Preventing the spread of kauri dieback
Archived content: This media release was accurate on the date of publication.
IntroductionWe have begun upgrading tracks through our kauri forests to help prevent the spread of kauri dieback.
Date: 31 May 2016
The Taheke Water Fall track in Whangarei is the first of approximately 200 tracks through DOC reserves with stands of kauri, being upgraded to help prevent kauri dieback being spread.
To protect the public and kauri in the reserve, the Taheke Scenic Reserve will be closed while contractors complete the upgrade. We are planning to reopen the reserve before spring.
Kauri dieback is caused by microscopic spores in soil that infect kauri roots, stopping the flow of nutrients to the tree. Eventually the infected tree starves death. The disease can be spread if someone walks through mud containing spores and carries the contaminated mud on their footwear to another kauri forest.
Our national kauri dieback team identified wet and muddy sections of the Taheke Water Fall where there is a risk of track users spreading kauri dieback spores in mud on their footwear.
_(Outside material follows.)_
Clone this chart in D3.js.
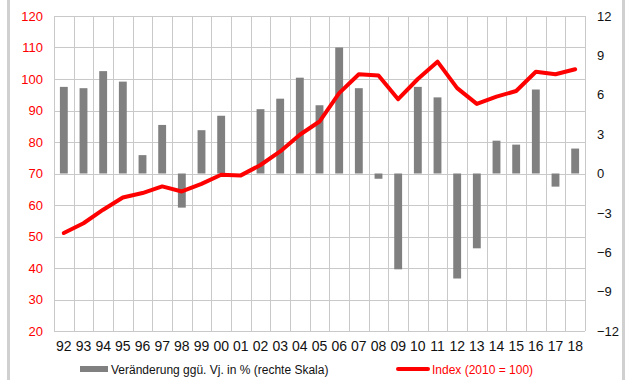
<!DOCTYPE html>
<html>
<head>
<meta charset="utf-8">
<script src="https://cdn.jsdelivr.net/npm/d3@7"></script>
<style>
  html, body { margin: 0; padding: 0; background: #fff; }
  svg { display: block; font-family: "Liberation Sans", Arial, sans-serif; }
</style>
</head>
<body>
<svg id="chart" width="627" height="380"></svg>
<script>
// Years (two-digit labels)
const years = ["92","93","94","95","96","97","98","99","00","01","02","03","04","05",
               "06","07","08","09","10","11","12","13","14","15","16","17","18"];

// Year-on-year change in % (right scale)
const changePct = [6.6, 6.5, 7.8, 7.0, 1.4, 3.7, -2.6, 3.3, 4.4, 0.0, 4.9, 5.7, 7.3, 5.2,
                   9.6, 6.5, -0.4, -7.3, 6.6, 5.8, -8.0, -5.7, 2.5, 2.2, 6.4, -1.0, 1.9];

// Index, 2010 = 100 (left scale)
const indexVals = [51.1, 54.2, 58.5, 62.4, 63.8, 65.9, 64.3, 66.7, 69.6, 69.4, 72.7, 77.0, 82.3, 86.5,
                   95.5, 101.5, 101.1, 93.6, 100.0, 105.5, 97.1, 92.1, 94.4, 96.2, 102.3, 101.5, 103.1];

const leftTicks  = [20, 30, 40, 50, 60, 70, 80, 90, 100, 110, 120];
const rightTicks = [-12, -9, -6, -3, 0, 3, 6, 9, 12];

const legendBarLabel  = "Veränderung ggü. Vj. in % (rechte Skala)";
const legendLineLabel = "Index (2010 = 100)";

const RED = "#ff0000", BAR = "#808080", GRID = "#c9c9c9";
const plot = { left: 54, right: 585, top: 16, bottom: 331 };

const svg = d3.select("#chart");

// Frame strips at the sides of the image
svg.append("rect").attr("x", 7).attr("y", 0).attr("width", 3).attr("height", 380).attr("fill", "#d0d0d0");
svg.append("rect").attr("x", 622).attr("y", 0).attr("width", 3).attr("height", 380).attr("fill", "#d0d0d0");

const x = d3.scaleBand().domain(years).range([plot.left, plot.right])
  .paddingInner(0.6).paddingOuter(0.3);
const yL = d3.scaleLinear().domain([20, 120]).range([plot.bottom, plot.top]);
const yR = d3.scaleLinear().domain([-12, 12]).range([plot.bottom, plot.top]);

const step = x.step();
const half = x.paddingInner() * step / 2;

// Grid
const grid = svg.append("g").attr("stroke", GRID).attr("stroke-width", 1).attr("shape-rendering", "crispEdges");
grid.selectAll("line.h").data(leftTicks).join("line")
  .attr("x1", plot.left).attr("x2", plot.right)
  .attr("y1", d => Math.round(yL(d)) + 0.5).attr("y2", d => Math.round(yL(d)) + 0.5);
const bounds = years.map(d => x(d) - half).concat([x(years[years.length - 1]) + x.bandwidth() + half]);
grid.selectAll("line.v").data(bounds).join("line")
  .attr("x1", d => Math.round(d) + 0.5).attr("x2", d => Math.round(d) + 0.5)
  .attr("y1", plot.top).attr("y2", plot.bottom);

// Bars (right scale)
svg.append("g").selectAll("rect").data(years.map((y, i) => ({ y, v: changePct[i] }))).join("rect")
  .attr("x", d => x(d.y))
  .attr("width", x.bandwidth())
  .attr("y", d => yR(Math.max(0, d.v)))
  .attr("height", d => Math.abs(yR(d.v) - yR(0)))
  .attr("fill", BAR);

// Index line (left scale)
const line = d3.line()
  .x((d, i) => x(years[i]) + x.bandwidth() / 2)
  .y(d => yL(d));
svg.append("path").datum(indexVals)
  .attr("d", line)
  .attr("fill", "none")
  .attr("stroke", RED)
  .attr("stroke-width", 4)
  .attr("stroke-linejoin", "round")
  .attr("stroke-linecap", "round");

// Axes
const axL = svg.append("g").attr("transform", `translate(${plot.left},0)`)
  .call(d3.axisLeft(yL).tickValues(leftTicks).tickSize(0).tickPadding(11));
axL.select(".domain").remove();
axL.selectAll("text").attr("fill", RED).style("font-size", "13px").style("font-family", "Liberation Sans, Arial, sans-serif");

const axR = svg.append("g").attr("transform", `translate(${plot.right},0)`)
  .call(d3.axisRight(yR).tickValues(rightTicks).tickSize(0).tickPadding(12));
axR.select(".domain").remove();
axR.selectAll("text").attr("fill", "#111").style("font-size", "13px").style("font-family", "Liberation Sans, Arial, sans-serif");

const axB = svg.append("g").attr("transform", `translate(0,${plot.bottom})`)
  .call(d3.axisBottom(x).tickSize(0).tickPadding(10));
axB.select(".domain").remove();
axB.selectAll("text").attr("fill", "#111").style("font-size", "14px").style("font-family", "Liberation Sans, Arial, sans-serif");

// Legend
const lg = svg.append("g").style("font-size", "12px");
lg.append("rect").attr("x", 80).attr("y", 366).attr("width", 28).attr("height", 6).attr("fill", BAR);
lg.append("text").attr("x", 111).attr("y", 373.5).attr("fill", "#111").text(legendBarLabel);
lg.append("line").attr("x1", 398).attr("x2", 428).attr("y1", 369).attr("y2", 369)
  .attr("stroke", RED).attr("stroke-width", 4).attr("stroke-linecap", "round");
lg.append("text").attr("x", 432).attr("y", 373.5).attr("fill", RED).text(legendLineLabel);
</script>
</body>
</html>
A range of work will be done on the Taheke track to mitigate this risk. This includes installing boardwalks and geowebs to make wet and muddy sections of track dry and mud free. Geowebs are plastic, honeycomb-like cells that are installed on the track. The cells are filled with lightly compacted bark chunks and gravel then covered with surfacing grave which allow the roots to grow freely
As part of the upgrade to help prevent the spread of kauri dieback, some sections of the Taheke track will be re-routed, and steps will also be installed.
"I'm thrilled to announce that we're beginning this work to help safeguard our kauri in Northland," says Northern North Island Operations Director, Sue Reed-Thomas.
"There's no kauri dieback in the Taheke Scenic Reserve. But there are kauri with the disease nearby so we are completing this upgrade to keep the Taheke kauri safe."
"There are up to 200 tracks from Tauranga north where action is needed over the next three years to protect kauri. We'll be working closely with treaty partners, local hapu and iwi and community conservation groups for each of these tracks."
Other tracks will be temporally closed while they're upgraded. The next tracks to be upgraded this year will be in Whangarei, Bay of Islands and Auckland. The public will be informed of these temporary closures. There will be signs at the tracks and temporary closure notifications will be posted on our website.
Meanwhile, the multi-agency Kauri Dieback Management Programme continues research into the origin of the disease, its spread and new ways to detect its presence.